Morocco: HRW Reviews Radi’s Case, Faults Trial

Human Rights Watch (HRW) has insisted that the sentencing of Moroccan journalist Omar Radi to six years in prison was unfair.

The human rights organisation said it carried out an extensive review of the case and concluded that the investigative journalist was denied a fair trial.

HRW said it interviewed eight of Radi’s lawyers, four of his colleagues, and five witnesses to two of the events for which he was prosecuted, attended five sessions of his trial and read the more than 500 pages of his case file, including the written judgment and dozens of news reports about his case.

The journalist was arrested on 29 July, 2020, and charged with ‘harming the internal and external security of Morocco’. He was also charged with receiving funds from sources ‘linked to foreign intelligence agencies’.

He was convicted on 19 July, 2021, of espionage on behalf of foreign firms, organisations, and states, including the Netherlands and the United Kingdom. He was also convicted of rape after a colleague accused him of assaulting her.

Radi was fined 200,000 dirhams (U.S.$20,000) in damages for the rape complainant. Imad Stitou, a fellow journalist tried with him as a ‘participant’ in the rape case, was sentenced to one year, including six months suspended.

‘In its review of the case file, Human Rights Watch found no evidence that Radi did anything except carry out ordinary journalistic or corporate due diligence work and maintain contact with diplomats, as many journalists and researchers do routinely’, HRW said in a statement.

‘The file contains no evidence that he provided classified information to anyone, or that he ever obtained such information in the first place. The tribunal’s written judgment featured several dubious arguments to justify a guilty verdict of espionage’.

HRW noted that prison authorities denied Radi access to his case file for ten months after his arrest and two months after the trial started.

The organisation also faulted the disqualification of a key defence witness for Radi and the speculative ‘conclusions’ or ‘deductions’ rather than facts.

According to the Clooney Foundation for Justice’s TrialWatch, Radi’s fair trial rights were violated.

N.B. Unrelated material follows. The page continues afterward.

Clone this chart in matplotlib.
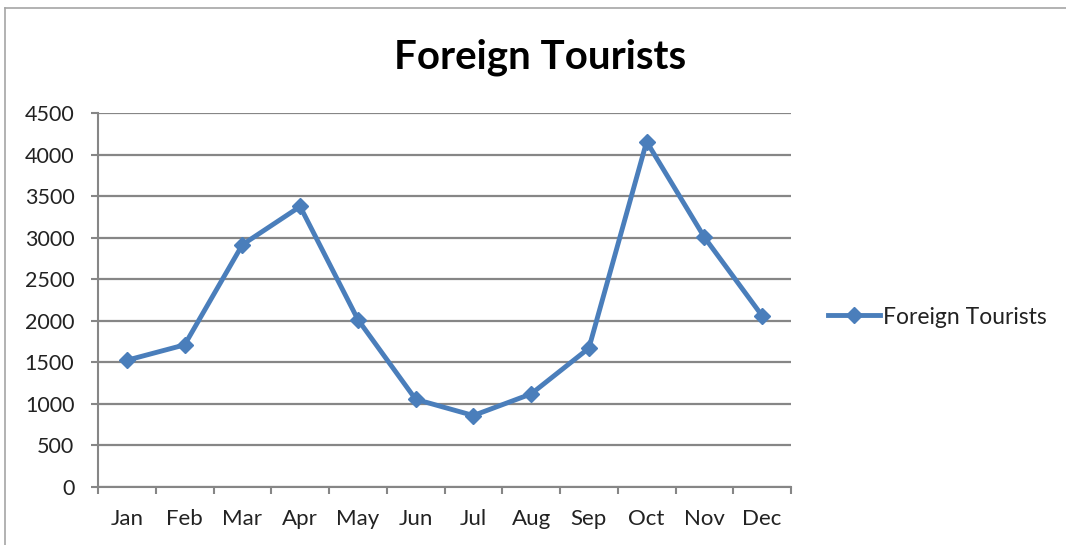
import matplotlib
matplotlib.use("Agg")
import matplotlib.pyplot as plt
from matplotlib.lines import Line2D
import numpy as np

months = ["Jan", "Feb", "Mar", "Apr", "May", "Jun", "Jul", "Aug", "Sep", "Oct", "Nov", "Dec"]
tourists = [1525, 1710, 2915, 3375, 2015, 1055, 860, 1120, 1670, 4155, 3005, 2060]
yticks = [0, 500, 1000, 1500, 2000, 2500, 3000, 3500, 4000, 4500]
series_name = "Foreign Tourists"
title = "Foreign Tourists"

plt.rcParams['font.family'] = ['Lato', 'DejaVu Sans']

W, H = 1066, 545
fig = plt.figure(figsize=(W / 100, H / 100), dpi=100)
ax = fig.add_axes([98 / W, 1 - 487 / H, (791 - 98) / W, (487 - 113) / H])

blue = "#4A7EBB"
grid = "#868686"
x = np.arange(len(months))
ax.plot(x, tourists, color=blue, lw=3.5, marker="D", ms=8.5, label=series_name,
        solid_joinstyle="miter", zorder=3)

ax.set_xlim(-0.5, len(months) - 0.5)
ax.set_ylim(yticks[0], yticks[-1])
ax.set_yticks(yticks)
ax.set_yticklabels([str(v) for v in yticks], fontsize=15.5, color="#222222")
ax.set_xticks(x)
ax.set_xticklabels(months, fontsize=16, color="#222222")
ax.set_xticks(np.arange(-0.5, len(months)), minor=True)
ax.tick_params(axis="x", which="major", length=0, pad=16)
ax.tick_params(axis="x", which="minor", length=5, width=1.5, color=grid, direction="out")
ax.tick_params(axis="y", length=5, width=1.5, color=grid, pad=12)

for s in ["top", "right"]:
    ax.spines[s].set_visible(False)
for s in ["left", "bottom"]:
    ax.spines[s].set_color(grid)
    ax.spines[s].set_linewidth(1.5)
ax.yaxis.grid(True, color=grid, lw=1.6)
ax.set_axisbelow(True)

fig.text(540 / W, 1 - 57 / H, title, ha="center", va="center", fontsize=29, fontweight="bold")

# chart border
fig.add_artist(Line2D([5 / W, 5 / W], [0, 1 - 8 / H], color="#a6a6a6", lw=1.2, transform=fig.transFigure))
fig.add_artist(Line2D([5 / W, 1], [1 - 8 / H, 1 - 8 / H], color="#a6a6a6", lw=1.2, transform=fig.transFigure))

leg = fig.legend(loc="center left", bbox_to_anchor=(828 / W, 1 - 317 / H), frameon=False,
                 fontsize=16.5, handlelength=2.27, handletextpad=0.15, borderpad=0, borderaxespad=0)
for t in leg.get_texts():
    t.set_color("#222222")

fig.savefig("out.png", dpi=100)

The foundation also noted that Radi’s conviction may have a broader ‘chilling’ effect on the speech of other Moroccans.

In its 2021 Freedom in the World study of political rights and civil liberties worldwide, Freedom House rated the north African country as ‘partly free’, with the Maghreb nation earning 37 out of a possible 100 points.

Freedom House also noted that law enforcement officers frequently violate legal and procedural safeguards against arbitrary arrest and detention and the courts are regularly used to punish perceived opponents of the government, including dissenting Islamists, human rights and anticorruption activists.

The U.S State Department 2020 Country Reports on Human Rights Practices also stated that although Moroccan law provides for the right to a fair and public trial with the right of appeal, this did not always occur in the Maghreb nation.

However, the government of Morocco, in April 2021, dismissed the stance of human rights defenders that the prosecution of Radi was linked to his criticism of state authorities.

The Moroccan authorities, in a statement, argued that the government had not violated Radi’s human rights.